A fraction represents a part of a whole. It consists of two numbers separated by a horizontal line:

  • The number above the line is called the numerator.
  • The number below the line is called the denominator.

For example, in the fraction 1/2, 1 is the numerator, and 2 is the denominator. This fraction represents one part out of two equal parts of a whole.

Types of Fractions

Fractions can be categorized into three types:

1. Proper Fractions

A fraction where the numerator is less than the denominator is called a proper fraction. These fractions represent a part of a whole that is less than one.

Examples:

3/4, 2/5, 7/8

2. Improper Fractions

A fraction where the numerator is equal to or greater than the denominator is called an improper fraction. These fractions represent a value equal to or greater than one.

Examples:

5/4, 9/7, 6/6

3. Mixed Fractions

A mixed fraction combines a whole number and a proper fraction. It represents a value greater than one.

Examples:

1 1/2, 2 3/4, 3 2/5

Converting Mixed Fractions to Improper Fractions

To convert a mixed fraction to an improper fraction, follow these steps:

  1. Multiply the whole number by the denominator.
  2. Add the result to the numerator.
  3. Write the sum as the new numerator over the original denominator.

Example:

Convert 2 1/3 to an improper fraction.

Solution:

  1. Multiply the whole number by the denominator: 2 × 3 = 6
  2. Add the result to the numerator: 6 + 1 = 7
  3. Write the sum as the new numerator over the original denominator: 7/3

Converting Improper Fractions to Mixed Fractions

To convert an improper fraction to a mixed fraction, follow these steps:

  1. Divide the numerator by the denominator.
  2. The quotient becomes the whole number part.
  3. The remainder becomes the numerator of the proper fraction.
  4. The denominator remains the same.

Example:

Convert 7/3 to a mixed fraction.

Solution:

  1. Divide the numerator by the denominator: 7 ÷ 3 = 2 with a remainder of 1
  2. The quotient is 2 (whole number part).
  3. The remainder is 1 (numerator of the proper fraction).
  4. The denominator remains 3.

Thus, 7/3 = 2 1/3

Equivalent Fractions

Two fractions are said to be equivalent if they represent the same portion of a whole, even if they have different numerators and denominators.

Example:

1/2 is equivalent to 2/4 and 3/6 because they all represent the same portion of a whole.

Comparing Fractions

To compare fractions, we consider the denominators:

1. Like Fractions

Fractions with the same denominator are called like fractions.

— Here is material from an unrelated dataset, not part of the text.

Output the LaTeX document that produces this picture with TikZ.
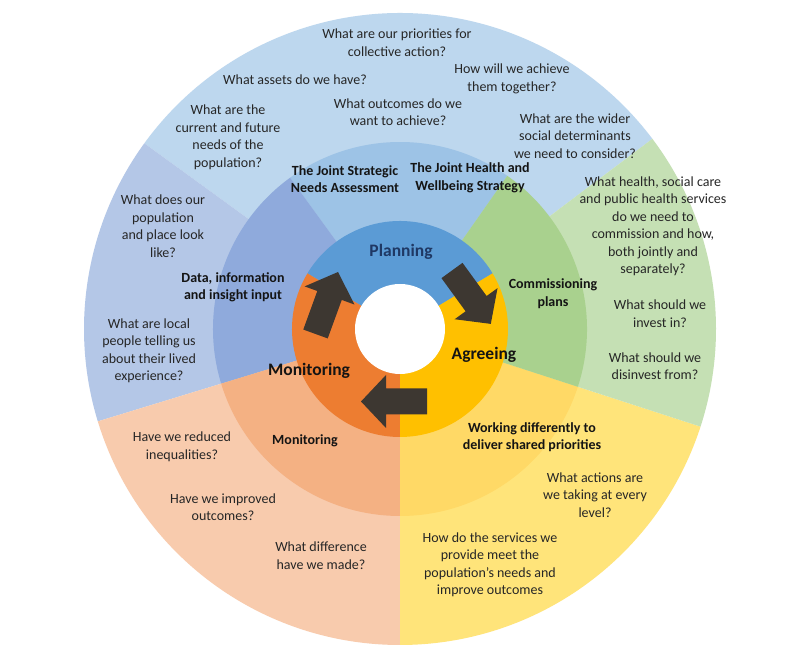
\documentclass[tikz,border=0pt]{standalone}
\usepackage{fontspec}
\setmainfont{Carlito}
\definecolor{oBlue}{HTML}{BDD7EE}
\definecolor{oLav}{HTML}{B4C7E7}
\definecolor{oPeach}{HTML}{F8CBAD}
\definecolor{oYel}{HTML}{FFE47A}
\definecolor{oGreen}{HTML}{C5E0B4}
\definecolor{mBlue}{HTML}{9DC3E6}
\definecolor{mLav}{HTML}{8FAADC}
\definecolor{mOrange}{HTML}{F4B183}
\definecolor{mYel}{HTML}{FFD966}
\definecolor{mGreen}{HTML}{A9D18E}
\definecolor{iBlue}{HTML}{5B9BD5}
\definecolor{iOrange}{HTML}{ED7D31}
\definecolor{iYel}{HTML}{FFC000}
\definecolor{arrowc}{HTML}{3D3731}
\definecolor{qtext}{HTML}{262626}
\definecolor{labtext}{HTML}{141414}
\definecolor{plantext}{HTML}{1F3864}
\newcommand\wedgefill[4]{\fill[#4] (0,0) -- (#1:#3) arc[start angle=#1, end angle=#2, radius=#3] -- cycle;}
\newcommand\blockarrow[3]{\fill[arrowc, shift={(#1,#2)}, rotate=#3] (0,-13) -- (41,-13) -- (41,-26.5) -- (66,0) -- (41,26.5) -- (41,13) -- (0,13) -- cycle;}
\begin{document}
\begin{tikzpicture}[x=1pt,y=1pt,
  q/.style={align=center, font=\fontsize{14}{17.5}\selectfont, text=qtext, inner sep=0pt},
  lab/.style={align=center, font=\fontsize{14}{17.5}\selectfont\bfseries, text=labtext, inner sep=0pt},
  big/.style={font=\fontsize{17.5}{20}\selectfont\bfseries, text=labtext, inner sep=0pt}]
\useasboundingbox (0,0) rectangle (812,661);
\fill[white] (0,0) rectangle (812,661);
\begin{scope}[shift={(400,332)}]
  % outer ring
  \wedgefill{37}{144}{316pt}{oBlue}
  \wedgefill{144}{197}{316pt}{oLav}
  \wedgefill{197}{270}{316pt}{oPeach}
  \wedgefill{270}{342}{316pt}{oYel}
  \wedgefill{-18}{37}{316pt}{oGreen}
  % middle ring
  \wedgefill{55}{126}{187pt}{mBlue}
  \wedgefill{126}{197}{187pt}{mLav}
  \wedgefill{197}{270}{187pt}{mOrange}
  \wedgefill{270}{342}{187pt}{mYel}
  \wedgefill{-18}{55}{187pt}{mGreen}
  % inner ring
  \wedgefill{31}{149}{108pt}{iBlue}
  \wedgefill{149}{270}{108pt}{iOrange}
  \wedgefill{-90}{31}{108pt}{iYel}
  \fill[white] (0,0) circle[radius=45pt];
\end{scope}
% arrows
\blockarrow{315.5}{327}{70}
\blockarrow{452}{390.5}{-54}
\blockarrow{427}{259.5}{180}
% inner labels
\node[big, text=plantext] (planning) at (401,409) {Planning};
\node[big] (agreeing) at (484,306) {Agreeing};
\node[big] (monitoringA) at (309,290) {Monitoring};
% middle ring labels
\node[lab] (jsna) at (345,482) {The Joint Strategic\\Needs Assessment};
\node[lab] (jhws) at (470,483) {The Joint Health and\\Wellbeing Strategy};
\node[lab] (data) at (233,373.5) {Data, information\\and insight input};
\node[lab] (comm) at (553,367.5) {Commissioning\\plans};
\node[lab] (monitoringB) at (305,220) {Monitoring};
\node[lab] (working) at (532,224) {Working differently to\\deliver shared priorities};
% outer ring questions
\node[q] (q1) at (397,618.5) {What are our priorities for\\collective action?};
\node[q] (q2) at (295,581) {What assets do we have?};
\node[q] (q3) at (512,582) {How will we achieve\\them together?};
\node[q] (q4) at (398,549) {What outcomes do we\\want to achieve?};
\node[q] (q5) at (228,523.5) {What are the\\current and future\\needs of the\\population?};
\node[q] (q6) at (575,525) {What are the wider\\social determinants\\we need to consider?};
\node[q] (q7) at (163,435) {What does our\\population\\and place look\\like?};
\node[q] (q8) at (149,310) {What are local\\people telling us\\about their lived\\experience?};
\node[q] (q9) at (653,434.5) {What health, social care\\and public health services\\do we need to\\commission and how,\\both jointly and\\separately?};
\node[q] (q10) at (660,347.5) {What should we\\invest in?};
\node[q] (q11) at (655,295) {What should we\\disinvest from?};
\node[q] (q12) at (182,214) {Have we reduced\\inequalities?};
\node[q] (q13) at (223,154) {Have we improved\\outcomes?};
\node[q] (q14) at (321,105.5) {What difference\\have we made?};
\node[q] (q15) at (595,166) {What actions are\\we taking at every\\level?};
\node[q] (q16) at (490,96) {How do the services we\\provide meet the\\population’s needs and\\improve outcomes};
\end{tikzpicture}
\end{document}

The fraction with the larger numerator is greater.

Example:

Compare 3/5 and 4/5

Since 4 > 3, 4/5 is greater.

2. Unlike Fractions

Fractions with different denominators are called unlike fractions. To compare them, we convert them to like fractions by finding a common denominator.

Example:

Compare 1/3 and 1/4.

Finding a common denominator (12), we get:

4/12 and 3/12.

Since 4 > 3, 1/3 is greater.

Adding and Subtracting Fractions

1. Like Fractions

When adding or subtracting like fractions, simply add or subtract the numerators while keeping the denominator the same.

Example:

2/7 + 3/7 = 5/7

2. Unlike Fractions

To add or subtract unlike fractions, first convert them to like fractions by finding a common denominator.

Example:

1/2 + 1/3

Common denominator = 6:

3/6 + 2/6 = 5/6

Fraction Word Problems

Example:

Riya ate 2/5 of a cake. Her friend ate 1/5. How much cake did they eat together?

Solution:

2/5 + 1/5 = 3/5

So, they ate 3/5 of the cake together.

Exercises

Practice Questions:

  1. Identify the numerator and denominator of 5/8.
  2. Convert 3 2/5 into an improper fraction.
  3. Find the equivalent fraction of 2/3 with denominator 9.
  4. Compare 4/7 and 3/7.
  5. Simplify: 7/10 - 3/10.
  6. Ravi has a chocolate bar and eats 3/8 of it. His sister eats 2/8. How much did they eat together?

Practice these problems to strengthen your understanding of fractions!